PA charter school reform should protect taxpayers, not just K12, Inc. CEO Ron Packard and CSM CEO Vahan Gureghian



PA charter school reform should protect taxpayers, not just K12, Inc. CEO


Pennsylvania lawmakers should consider the following principles in any charter school reform legislation:

  • Limit unassigned fund balances for charter and cyber charter schools, consistent with the limits already in effect for traditional public schools. In 2010, the auditor general reported that charter schools had $108 million in reserve funds. Nearly half of charter schools had a cumulative reserve fund balance above traditional public schools' limit of 12 percent of their annual spending. The charter school balances ranged as high as 95 percent.  The 21st Century Cyber Charter School reportedly has a $3 million accumulated balance of excess funds over actual costs that it’s board would like to return to school districts and their taxpayers but there is apparently no provision in the existing charter school law that would enable them to refund the money.

  • Remove the "double dip" for pension costs by charter and cyber charter schools. Presently, a school district's cost for retirement expenditure is not subtracted from expenditures in the tuition calculation that determines funding for charters. This sets up a "double dip" since state law guarantees charter schools reimbursement for their retirement costs. The Pennsylvania Association of School Business Officials estimates that between 2011-12 and 2016-17, eliminating the "double dip" would save school districts $510 million, including $45.8 million in savings for 2012-13.

  • Limit the amount of special education funding that a charter or cyber charter school receives per student to the school district's total per-pupil spending for special education services. The state funding formula's 16 percent cap on school district special education population does not apply to charter schools. An official of Bensalem Township High School in Bucks County testified last year that this results in paying $3,425 more per charter school special education student than Bensalem is paying for its own special education students.

  • Require year-end audits by the state Department of Education to determine the actual costs of education services of charter and cyber charter schools, followed by an annual year-end final reconciliation process of tuition payments from school districts against those actual costs.
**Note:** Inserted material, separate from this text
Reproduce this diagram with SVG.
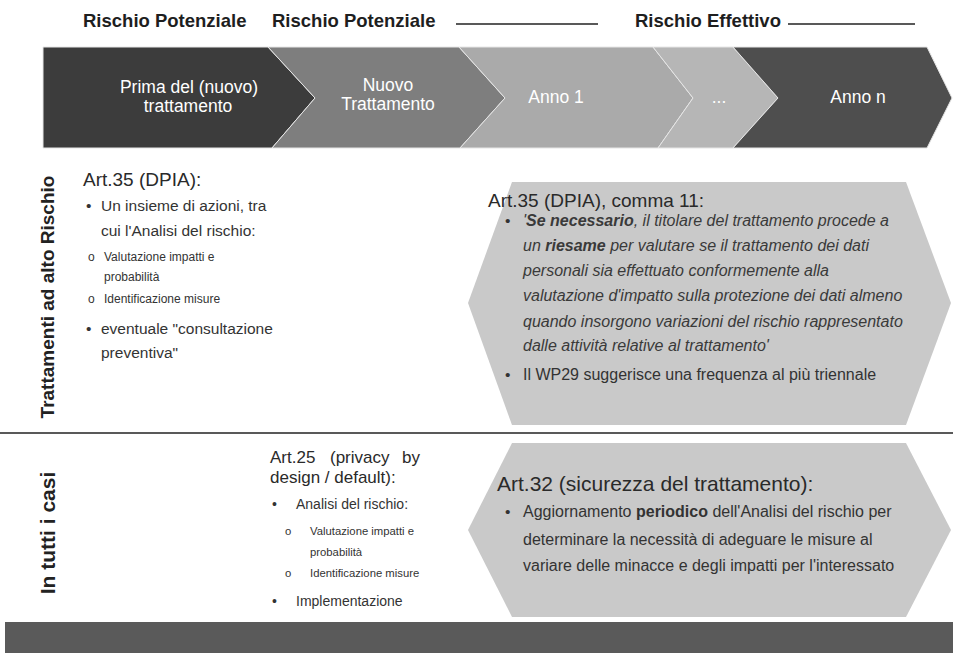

Any overpayments would be returned to the school districts. In the 2010-11 school year, non-special education tuition rates per student ranged from $4,478 to $16,915.

  • Increase transparency for contractors that provide management, educational or administrative services to charter and cyber charter schools by requiring disclosure of a financial relationship with for-profit providers.  The taxpaying public has the right to know how their money is being spent for public education.  This is in stark contrast to the provision in SB1115 that would specifically exempt vendors doing business with charter schools from the state’s right-to-know laws.

  • Please oppose any provision that would create a statewide authorizer for charter schools, bypassing local control.  Any mechanism that would create a statewide authorizer for new charter schools removes local control over local tax dollars by locally elected officials.

  • Of 17 members of the proposed commission on charter school funding in SB1115, only 3 represent traditional public schools, which educate more than 4 out of 5 of our students.

  • Please oppose any Direct Pay provisions.  Do you let your bank automatically pay your bills without you having a chance to review and approve them?  Direct pay is not an innocuous means to streamline an administrative process.  It is a means by which school district subsidy dollars will be easily and quickly be transferred to charter schools without an adequate review process by school districts.  The proposal enhances the profits of charter and cyber charter schools to the detriment of school districts and local taxpayers.

  • Please oppose any Parent Trigger Conversion: Giving only parents the authority to make executive decisions about the school their students attend marginalizes other local taxpayers and silences the voices of the rest of the community and the locally elected school board members.  Parent trigger proposals exclude the taxpayers, including businesses contributing to the public education system, from the decision process.  A school belongs to the community, those who live in that district, the students that have graduated from the school, those persons who have yet to enroll, and the Commonwealth of PennsylvaniaSchool buildings should not be able to be transferred over to a private entity via a petition process.